Tomasky refers repeatedly to hipsters. I remain confused as to who or what these "hipsters" are, this purported class of people in America who have been sucked in by Ron Paul's rhetoric or slick and polished delivery. That may be because Tomasky is specifically aiming his ire at droves of defecting young democrats who are attracted to Paul's small government and no nation-building message. Could it be the young statist clinging to the outdated and self-destructive liberalism of Clinton-Obama nanny state is upset to find himself in the political wilderness, increasingly abandoned by his peers and pals? The very trees and shrubs in the forest seem to be singing, "Come down from that socialist tree, Tom-fraidy-cat, and join the Ron Paul revolution!"

I'm just saying.

It's worthwhile to explain one last spear weakly tossed by the clearly exhausted Tomasky in his [somewhat entertaining] hit piece. He writes, "The idea of virtually no state is just silly," and he seems to think Ron Paul advocates this concept. The Paul proposal to save a trillion dollars in one year and his "Restore the Republic" economic plan are nowhere near no-state, or even small state. With $15 trillion in debt, and over $70 Trillion in unfunded state liabilities – Ron Paul seems to be saying cut some unneeded federal spending in order to SAVE the state and allow it to make good on its promises to the old, the middle aged, and the young. Frankly, many young people are about ready to expatriate, and give up on saving the republic. In this way, Dr Paul is pro-state. I have to admit, I'm on the fence as to what to advise my own children – stay and take a chance the American republic can survive, or leave and start anew much as my great-great-great-great-great grandparents did.
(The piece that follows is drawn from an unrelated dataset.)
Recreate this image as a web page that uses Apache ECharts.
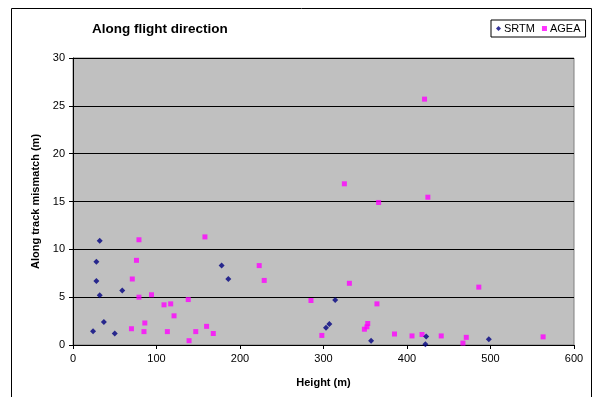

Tomasky longs for the day when he no longer has to think about "this pestilential little locust." This particular statement comes on the heels of a mini-tirade about the nature of the free market, capitalism, and how government would be just fine if it wasn't corrupted by …uh.. well… people. The great unwashed, the gritty competitive and living world of humanity – always so hard to rule from the central planner's roost, the serfs and knaves always so ungrateful for their naked king. Tomasky is a sliver of intelligentsia, that as Hayek once observed, "need not possess special knowledge of anything in particular, nor need he even be particularly intelligent, to perform his role as intermediary in the spreading of ideas.”

Yes, Tomasky is exactly that kind of functionary – limited in knowledge, not particularly intelligent, performing his role. And if I may be so bold, he's shaking in his boots because Obama will be the last American socialist dictator-in-chief if Ron Paul and his great and growing army of patriotic, passionate, small-government constitutionalists get their way.